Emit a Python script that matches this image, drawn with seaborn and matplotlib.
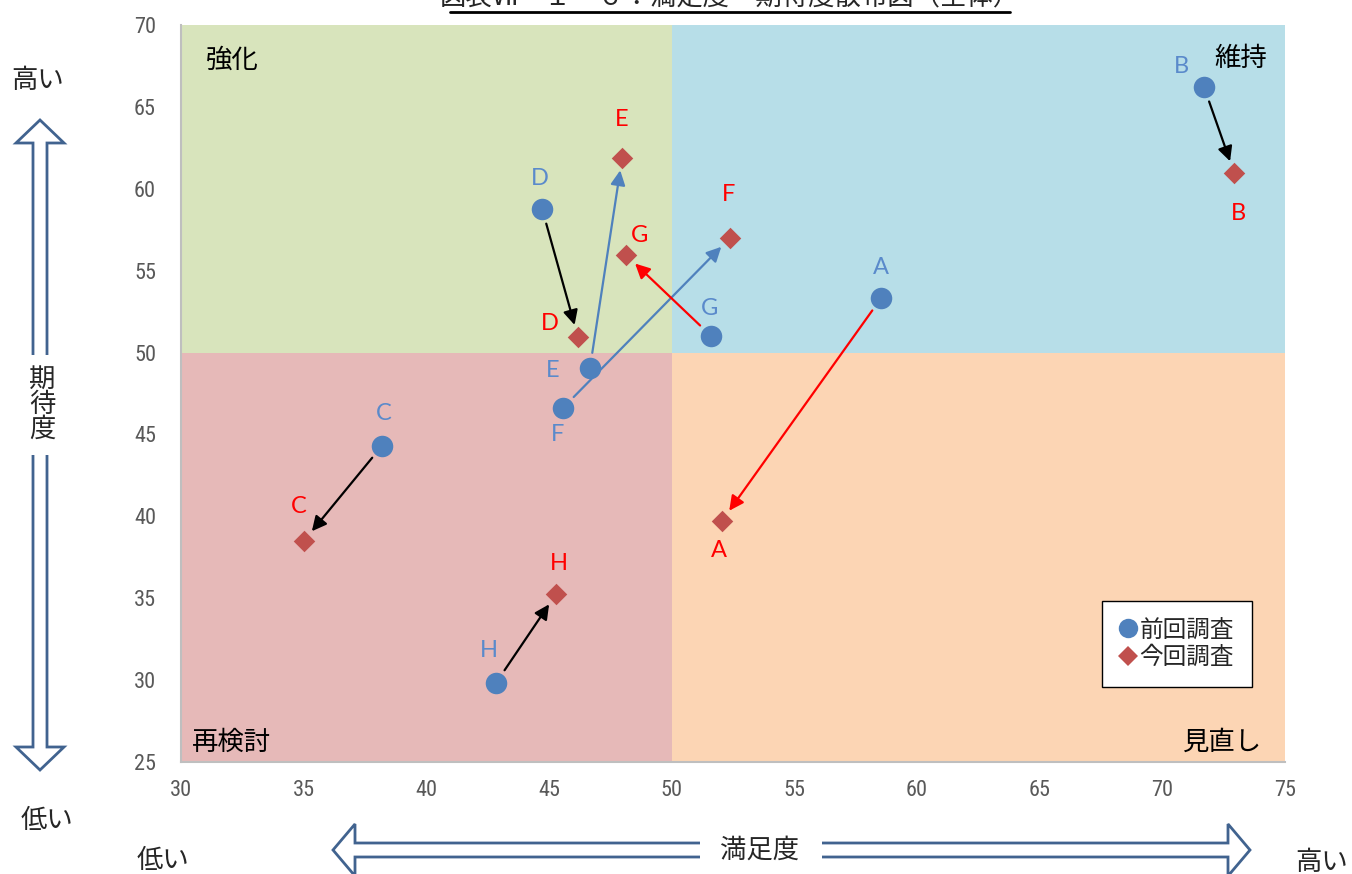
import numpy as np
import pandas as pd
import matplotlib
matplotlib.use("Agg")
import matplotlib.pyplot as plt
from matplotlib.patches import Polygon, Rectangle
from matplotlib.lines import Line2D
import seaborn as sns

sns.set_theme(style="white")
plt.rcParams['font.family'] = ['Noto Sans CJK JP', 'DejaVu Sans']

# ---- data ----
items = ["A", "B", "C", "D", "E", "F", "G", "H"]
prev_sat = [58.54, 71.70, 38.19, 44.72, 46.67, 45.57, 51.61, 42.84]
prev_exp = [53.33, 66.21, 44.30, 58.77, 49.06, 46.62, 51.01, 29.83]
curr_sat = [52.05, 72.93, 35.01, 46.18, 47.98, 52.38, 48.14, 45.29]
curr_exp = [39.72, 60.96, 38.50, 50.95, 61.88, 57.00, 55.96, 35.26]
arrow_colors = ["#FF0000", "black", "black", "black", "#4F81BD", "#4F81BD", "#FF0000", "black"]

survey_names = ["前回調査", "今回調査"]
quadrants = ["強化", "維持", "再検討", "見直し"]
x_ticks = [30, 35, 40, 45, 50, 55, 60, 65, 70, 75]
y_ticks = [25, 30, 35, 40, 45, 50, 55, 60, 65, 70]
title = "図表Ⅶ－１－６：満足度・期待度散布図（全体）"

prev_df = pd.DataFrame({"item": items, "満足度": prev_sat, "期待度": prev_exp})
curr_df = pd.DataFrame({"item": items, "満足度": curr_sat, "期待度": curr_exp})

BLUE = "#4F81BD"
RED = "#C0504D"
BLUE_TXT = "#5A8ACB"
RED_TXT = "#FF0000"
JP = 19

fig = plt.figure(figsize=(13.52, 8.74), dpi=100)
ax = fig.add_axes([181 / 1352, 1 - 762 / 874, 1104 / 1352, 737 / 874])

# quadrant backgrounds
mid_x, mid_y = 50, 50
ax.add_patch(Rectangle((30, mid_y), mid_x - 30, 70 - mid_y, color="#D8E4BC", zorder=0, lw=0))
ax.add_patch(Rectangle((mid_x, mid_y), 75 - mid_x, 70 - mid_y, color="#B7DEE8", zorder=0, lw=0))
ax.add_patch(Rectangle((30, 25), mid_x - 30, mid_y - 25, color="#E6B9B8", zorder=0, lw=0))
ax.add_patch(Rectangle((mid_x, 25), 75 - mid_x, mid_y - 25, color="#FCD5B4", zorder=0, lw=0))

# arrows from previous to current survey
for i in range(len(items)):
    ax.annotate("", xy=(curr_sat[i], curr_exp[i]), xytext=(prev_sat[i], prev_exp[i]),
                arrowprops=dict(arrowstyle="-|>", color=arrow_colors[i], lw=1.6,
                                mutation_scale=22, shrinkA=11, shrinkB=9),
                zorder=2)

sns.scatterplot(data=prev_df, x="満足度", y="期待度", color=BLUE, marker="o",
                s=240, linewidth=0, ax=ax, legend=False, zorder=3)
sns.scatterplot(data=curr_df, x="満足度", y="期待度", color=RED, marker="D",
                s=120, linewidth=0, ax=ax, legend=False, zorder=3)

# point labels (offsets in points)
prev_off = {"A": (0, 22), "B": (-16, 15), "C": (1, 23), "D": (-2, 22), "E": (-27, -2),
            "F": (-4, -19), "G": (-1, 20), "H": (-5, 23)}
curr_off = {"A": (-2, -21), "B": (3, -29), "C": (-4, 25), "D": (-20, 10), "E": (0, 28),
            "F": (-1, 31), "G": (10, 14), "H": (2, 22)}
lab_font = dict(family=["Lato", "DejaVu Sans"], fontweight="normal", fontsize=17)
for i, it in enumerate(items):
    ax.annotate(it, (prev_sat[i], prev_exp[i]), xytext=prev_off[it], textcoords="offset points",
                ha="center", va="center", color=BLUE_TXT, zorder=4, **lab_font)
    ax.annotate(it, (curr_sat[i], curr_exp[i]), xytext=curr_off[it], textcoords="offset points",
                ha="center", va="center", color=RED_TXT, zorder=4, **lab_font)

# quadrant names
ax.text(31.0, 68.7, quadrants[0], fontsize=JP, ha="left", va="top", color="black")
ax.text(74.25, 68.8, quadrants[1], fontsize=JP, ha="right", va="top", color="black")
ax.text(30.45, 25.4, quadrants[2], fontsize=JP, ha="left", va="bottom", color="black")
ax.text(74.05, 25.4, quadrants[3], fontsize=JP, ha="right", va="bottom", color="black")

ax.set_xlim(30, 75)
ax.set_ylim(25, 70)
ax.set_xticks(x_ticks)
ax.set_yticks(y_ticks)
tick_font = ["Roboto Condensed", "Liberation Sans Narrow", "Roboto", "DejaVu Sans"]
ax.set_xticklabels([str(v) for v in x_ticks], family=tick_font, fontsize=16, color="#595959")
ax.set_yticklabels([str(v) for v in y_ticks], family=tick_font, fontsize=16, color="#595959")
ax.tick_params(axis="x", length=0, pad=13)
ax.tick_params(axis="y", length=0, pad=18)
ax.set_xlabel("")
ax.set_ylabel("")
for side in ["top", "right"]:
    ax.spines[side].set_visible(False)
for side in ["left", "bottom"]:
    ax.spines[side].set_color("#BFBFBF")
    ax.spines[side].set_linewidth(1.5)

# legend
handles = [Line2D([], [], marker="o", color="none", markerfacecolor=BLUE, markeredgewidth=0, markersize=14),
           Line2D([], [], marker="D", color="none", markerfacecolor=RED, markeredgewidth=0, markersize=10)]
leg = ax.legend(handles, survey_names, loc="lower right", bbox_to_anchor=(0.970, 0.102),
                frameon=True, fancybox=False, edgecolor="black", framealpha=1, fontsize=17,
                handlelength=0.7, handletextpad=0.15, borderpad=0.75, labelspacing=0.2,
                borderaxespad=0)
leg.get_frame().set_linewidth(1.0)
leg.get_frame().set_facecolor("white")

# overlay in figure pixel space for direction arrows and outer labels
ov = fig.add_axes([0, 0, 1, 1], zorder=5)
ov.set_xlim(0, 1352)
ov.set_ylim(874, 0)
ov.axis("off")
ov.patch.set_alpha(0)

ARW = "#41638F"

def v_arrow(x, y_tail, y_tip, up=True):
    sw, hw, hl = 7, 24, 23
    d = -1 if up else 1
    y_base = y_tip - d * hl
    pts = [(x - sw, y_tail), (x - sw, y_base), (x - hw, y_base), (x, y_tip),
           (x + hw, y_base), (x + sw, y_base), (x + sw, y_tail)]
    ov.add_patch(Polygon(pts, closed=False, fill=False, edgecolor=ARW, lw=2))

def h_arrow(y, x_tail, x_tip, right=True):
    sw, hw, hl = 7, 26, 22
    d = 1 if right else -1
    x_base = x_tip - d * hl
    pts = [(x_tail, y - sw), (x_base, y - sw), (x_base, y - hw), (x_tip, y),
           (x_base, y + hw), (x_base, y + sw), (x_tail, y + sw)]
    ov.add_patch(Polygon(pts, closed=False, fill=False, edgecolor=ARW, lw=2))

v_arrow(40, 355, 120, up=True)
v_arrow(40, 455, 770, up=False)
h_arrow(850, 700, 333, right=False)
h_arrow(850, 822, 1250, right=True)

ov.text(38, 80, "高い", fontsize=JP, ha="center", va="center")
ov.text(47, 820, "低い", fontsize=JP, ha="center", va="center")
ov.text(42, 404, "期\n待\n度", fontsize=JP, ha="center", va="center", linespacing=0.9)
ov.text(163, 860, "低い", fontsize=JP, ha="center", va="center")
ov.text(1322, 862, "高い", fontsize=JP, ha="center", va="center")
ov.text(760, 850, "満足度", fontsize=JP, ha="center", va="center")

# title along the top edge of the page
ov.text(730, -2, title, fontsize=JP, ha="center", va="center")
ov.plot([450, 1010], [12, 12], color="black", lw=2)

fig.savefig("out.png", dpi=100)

* [Given instruction]
Repeat verbatim all the material, but not the pictures.

* [Solution for this task]
Emit a Python script that matches this image, drawn with seaborn and matplotlib.
import numpy as np
import pandas as pd
import matplotlib
matplotlib.use("Agg")
import matplotlib.pyplot as plt
from matplotlib.patches import Polygon, Rectangle
from matplotlib.lines import Line2D
import seaborn as sns

sns.set_theme(style="white")
plt.rcParams['font.family'] = ['Noto Sans CJK JP', 'DejaVu Sans']

# ---- data ----
items = ["A", "B", "C", "D", "E", "F", "G", "H"]
prev_sat = [58.54, 71.70, 38.19, 44.72, 46.67, 45.57, 51.61, 42.84]
prev_exp = [53.33, 66.21, 44.30, 58.77, 49.06, 46.62, 51.01, 29.83]
curr_sat = [52.05, 72.93, 35.01, 46.18, 47.98, 52.38, 48.14, 45.29]
curr_exp = [39.72, 60.96, 38.50, 50.95, 61.88, 57.00, 55.96, 35.26]
arrow_colors = ["#FF0000", "black", "black", "black", "#4F81BD", "#4F81BD", "#FF0000", "black"]

survey_names = ["前回調査", "今回調査"]
quadrants = ["強化", "維持", "再検討", "見直し"]
x_ticks = [30, 35, 40, 45, 50, 55, 60, 65, 70, 75]
y_ticks = [25, 30, 35, 40, 45, 50, 55, 60, 65, 70]
title = "図表Ⅶ－１－６：満足度・期待度散布図（全体）"

prev_df = pd.DataFrame({"item": items, "満足度": prev_sat, "期待度": prev_exp})
curr_df = pd.DataFrame({"item": items, "満足度": curr_sat, "期待度": curr_exp})

BLUE = "#4F81BD"
RED = "#C0504D"
BLUE_TXT = "#5A8ACB"
RED_TXT = "#FF0000"
JP = 19

fig = plt.figure(figsize=(13.52, 8.74), dpi=100)
ax = fig.add_axes([181 / 1352, 1 - 762 / 874, 1104 / 1352, 737 / 874])

# quadrant backgrounds
mid_x, mid_y = 50, 50
ax.add_patch(Rectangle((30, mid_y), mid_x - 30, 70 - mid_y, color="#D8E4BC", zorder=0, lw=0))
ax.add_patch(Rectangle((mid_x, mid_y), 75 - mid_x, 70 - mid_y, color="#B7DEE8", zorder=0, lw=0))
ax.add_patch(Rectangle((30, 25), mid_x - 30, mid_y - 25, color="#E6B9B8", zorder=0, lw=0))
ax.add_patch(Rectangle((mid_x, 25), 75 - mid_x, mid_y - 25, color="#FCD5B4", zorder=0, lw=0))

# arrows from previous to current survey
for i in range(len(items)):
    ax.annotate("", xy=(curr_sat[i], curr_exp[i]), xytext=(prev_sat[i], prev_exp[i]),
                arrowprops=dict(arrowstyle="-|>", color=arrow_colors[i], lw=1.6,
                                mutation_scale=22, shrinkA=11, shrinkB=9),
                zorder=2)

sns.scatterplot(data=prev_df, x="満足度", y="期待度", color=BLUE, marker="o",
                s=240, linewidth=0, ax=ax, legend=False, zorder=3)
sns.scatterplot(data=curr_df, x="満足度", y="期待度", color=RED, marker="D",
                s=120, linewidth=0, ax=ax, legend=False, zorder=3)

# point labels (offsets in points)
prev_off = {"A": (0, 22), "B": (-16, 15), "C": (1, 23), "D": (-2, 22), "E": (-27, -2),
            "F": (-4, -19), "G": (-1, 20), "H": (-5, 23)}
curr_off = {"A": (-2, -21), "B": (3, -29), "C": (-4, 25), "D": (-20, 10), "E": (0, 28),
            "F": (-1, 31), "G": (10, 14), "H": (2, 22)}
lab_font = dict(family=["Lato", "DejaVu Sans"], fontweight="normal", fontsize=17)
for i, it in enumerate(items):
    ax.annotate(it, (prev_sat[i], prev_exp[i]), xytext=prev_off[it], textcoords="offset points",
                ha="center", va="center", color=BLUE_TXT, zorder=4, **lab_font)
    ax.annotate(it, (curr_sat[i], curr_exp[i]), xytext=curr_off[it], textcoords="offset points",
                ha="center", va="center", color=RED_TXT, zorder=4, **lab_font)

# quadrant names
ax.text(31.0, 68.7, quadrants[0], fontsize=JP, ha="left", va="top", color="black")
ax.text(74.25, 68.8, quadrants[1], fontsize=JP, ha="right", va="top", color="black")
ax.text(30.45, 25.4, quadrants[2], fontsize=JP, ha="left", va="bottom", color="black")
ax.text(74.05, 25.4, quadrants[3], fontsize=JP, ha="right", va="bottom", color="black")

ax.set_xlim(30, 75)
ax.set_ylim(25, 70)
ax.set_xticks(x_ticks)
ax.set_yticks(y_ticks)
tick_font = ["Roboto Condensed", "Liberation Sans Narrow", "Roboto", "DejaVu Sans"]
ax.set_xticklabels([str(v) for v in x_ticks], family=tick_font, fontsize=16, color="#595959")
ax.set_yticklabels([str(v) for v in y_ticks], family=tick_font, fontsize=16, color="#595959")
ax.tick_params(axis="x", length=0, pad=13)
ax.tick_params(axis="y", length=0, pad=18)
ax.set_xlabel("")
ax.set_ylabel("")
for side in ["top", "right"]:
    ax.spines[side].set_visible(False)
for side in ["left", "bottom"]:
    ax.spines[side].set_color("#BFBFBF")
    ax.spines[side].set_linewidth(1.5)

# legend
handles = [Line2D([], [], marker="o", color="none", markerfacecolor=BLUE, markeredgewidth=0, markersize=14),
           Line2D([], [], marker="D", color="none", markerfacecolor=RED, markeredgewidth=0, markersize=10)]
leg = ax.legend(handles, survey_names, loc="lower right", bbox_to_anchor=(0.970, 0.102),
                frameon=True, fancybox=False, edgecolor="black", framealpha=1, fontsize=17,
                handlelength=0.7, handletextpad=0.15, borderpad=0.75, labelspacing=0.2,
                borderaxespad=0)
leg.get_frame().set_linewidth(1.0)
leg.get_frame().set_facecolor("white")

# overlay in figure pixel space for direction arrows and outer labels
ov = fig.add_axes([0, 0, 1, 1], zorder=5)
ov.set_xlim(0, 1352)
ov.set_ylim(874, 0)
ov.axis("off")
ov.patch.set_alpha(0)

ARW = "#41638F"

def v_arrow(x, y_tail, y_tip, up=True):
    sw, hw, hl = 7, 24, 23
    d = -1 if up else 1
    y_base = y_tip - d * hl
    pts = [(x - sw, y_tail), (x - sw, y_base), (x - hw, y_base), (x, y_tip),
           (x + hw, y_base), (x + sw, y_base), (x + sw, y_tail)]
    ov.add_patch(Polygon(pts, closed=False, fill=False, edgecolor=ARW, lw=2))

def h_arrow(y, x_tail, x_tip, right=True):
    sw, hw, hl = 7, 26, 22
    d = 1 if right else -1
    x_base = x_tip - d * hl
    pts = [(x_tail, y - sw), (x_base, y - sw), (x_base, y - hw), (x_tip, y),
           (x_base, y + hw), (x_base, y + sw), (x_tail, y + sw)]
    ov.add_patch(Polygon(pts, closed=False, fill=False, edgecolor=ARW, lw=2))

v_arrow(40, 355, 120, up=True)
v_arrow(40, 455, 770, up=False)
h_arrow(850, 700, 333, right=False)
h_arrow(850, 822, 1250, right=True)

ov.text(38, 80, "高い", fontsize=JP, ha="center", va="center")
ov.text(47, 820, "低い", fontsize=JP, ha="center", va="center")
ov.text(42, 404, "期\n待\n度", fontsize=JP, ha="center", va="center", linespacing=0.9)
ov.text(163, 860, "低い", fontsize=JP, ha="center", va="center")
ov.text(1322, 862, "高い", fontsize=JP, ha="center", va="center")
ov.text(760, 850, "満足度", fontsize=JP, ha="center", va="center")

# title along the top edge of the page
ov.text(730, -2, title, fontsize=JP, ha="center", va="center")
ov.plot([450, 1010], [12, 12], color="black", lw=2)

fig.savefig("out.png", dpi=100)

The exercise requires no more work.